Fortunately, I had a bag of 100 balls, so a few failures gave me enough of a clue to do what I should have done from the beginning:

Micromark Ball Vise - lathe ball hack
Micromark Ball Vise – lathe ball hack

That’s silicone tape wrapped around a ball grabbed in the lathe chuck, with a center drill in the tailstock. There’s barely enough traction between the ball and the chuck to get the job done, but it worked out well enough to build a few new mirrors:

Helmet Mirror Ball Mount - new vs old
Helmet Mirror Ball Mount – new vs old

There’s obviously a better way, although it took a few weeks to shake out the solid model …

Simple Small File Handles

I finally got around to making handles for some small files:

Simple file handles - installed
Simple file handles – installed

You’re allowed to drill wood on a metal lathe, although running a vacuum cleaner to collect the fine dust is a Good Idea:

Simple file handles - hole drilling
Simple file handles – hole drilling

Yes, I could 3D print nice knurled handles, but these are something of an homage to my father’s small files with similar wood handles.

I’ve been meaning to do this for … decades …

Kenmore Progressive Vacuum Cleaner vs. Dust Brush Adapters

Contemporary vacuum cleaner dust brush heads have bristles in some combination of [long | short] with [flexy | stiff]. The long + flexy combination results in the bristles jamming the inlet and the short + stiff combo seems unsuited for complex surfaces. Shaking the Amazonian dice brought a different combination:

Vacuum cleaner dust brush assortment - with adapters
Vacuum cleaner dust brush assortment – with adapters

That’s the new one on the bottom and, contrary to what you might think from the picture, it is not identical to the one just above it.

In particular, the black plastic housing came from a different mold (the seam lines are now top-and-bottom) and required a new adapter for the Kenmore Progressive vacuum cleaner’s complicated wand / hose inlet, with a 3/4 inch PVC pipe reinforcement inside.

Early reports indicate it works fine, so I’ll declare a temporary victory in the war on entropy.

I’m still using the same OpenSCAD source code with minute tweaks to suit the as-measured tapers.

Bike Helmet Mirror: Brasswork Clamp

A bit of Quality Shop Time produced a slight improvement to the clamp holding the mirror to the stalk:

Helmet Mirror Ball Mount - mirror joint brasswork
Helmet Mirror Ball Mount – mirror joint brasswork

The general idea is to hold the wave washer (it’s mashed under the flat washer, honest) above those bumps on the plate holding the mirror and stalk balls. It’s a few millimeters from the end of a ¼ inch brass rod, drilled for the M3 screw, and reduced to 4.5 mm with a parting tool to clear the bumps.
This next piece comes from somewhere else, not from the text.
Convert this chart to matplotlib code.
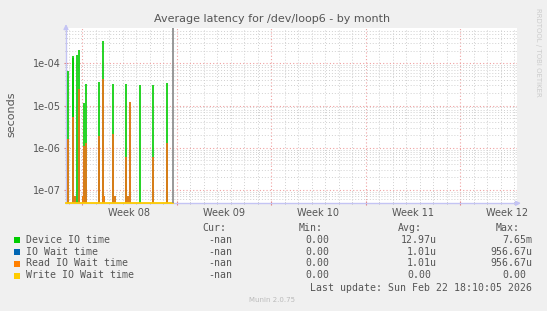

While I was at it, I made two spare mirrors, just to have ’em around:

Helmet Mirror Ball Mount - new vs old
Helmet Mirror Ball Mount – new vs old

The new ball mount looks downright svelte compared to the old Az-El mount, doesn’t it?

I should replace the steel clamp plates with a stainless-steel doodad of some sort to eliminate the unsightly rust, but that’s definitely in the nature of fine tuning.

More AAA-to-AA Alkaline Adapters

Having a handful of not-dead-yet AAA alkalines and a bunch of LED blinkies built for AA alkalines, a pair of adapters seemed in order:

AAA-to-AA Alkaline Adapters - installed
AAA-to-AA Alkaline Adapters – installed

The blinkies need a somewhat wider base than they’d get from a pair of AAA alkalines, so it’s not quite as dumb as it may seem.

In any event, the positive terminal comes from a brass rod:

AAA-to-AA Alkaline Adapters - brass terminal
AAA-to-AA Alkaline Adapters – brass terminal

Nobody will ever see the fancy Hilbert Curve infill around the brass:

AAA-to-AA Alkaline Adapters - end view
AAA-to-AA Alkaline Adapters – end view

In this application, they’ll go from not-dead-yet to oh-it’s-dead faster than AA cells, so I can watch how the blinkies work with lower voltages.